Springsteen given immigrant award
Everyone knows he was born in the USA but it is Bruce Springsteen's European immigrant roots - and his family's 110-year American dream - that have now been celebrated.
Accompanied by his proud mother and aunts - the women who he said "provided me with place" and "filled my family and all of my work with great meaning" - the rocker from New Jersey received an Ellis Island Family Heritage Award.
The Statue of Liberty-Ellis Island Foundation presents the award to immigrants or their descendants "who have made a major contribution to the American experience."

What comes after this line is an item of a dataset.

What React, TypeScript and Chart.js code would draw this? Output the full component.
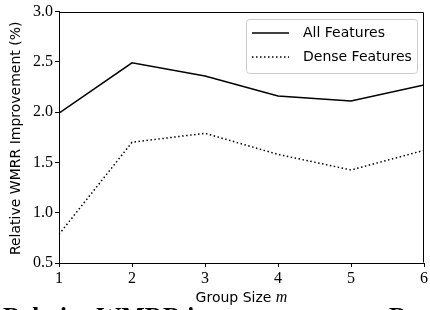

Also honoured were investment banker Peter G Peterson, Avon chief Andrea Jung and basketball player Dikembe Mutombo.
"You can't really know who you are and where you're going unless you know where you came from," Springsteen said.
His maternal great-grandmother, Raffaela Zerilli, arrived at Ellis Island from Vico Equense, Italy in 1900, bringing with her five children.
They joined her husband in Manhattan's West Village. One of the children, Antonio, grew up and married Adela Sorrentino.
Their youngest daughter Adele, now 85, went on to marry Irish-American Douglas Springsteen. The Springsteens raised their three children in New Jersey.
When Bruce was 16, his mother borrowed money to buy a guitar, an event he later chronicled in song in The Wish. He taught himself to play it and went on to sell more than 120 million albums worldwide
Springsteen, who played at President Barack Obama's inauguration, said his mother "held our family together under just great, great, great difficulty. Thank you, Mom. I love you very much".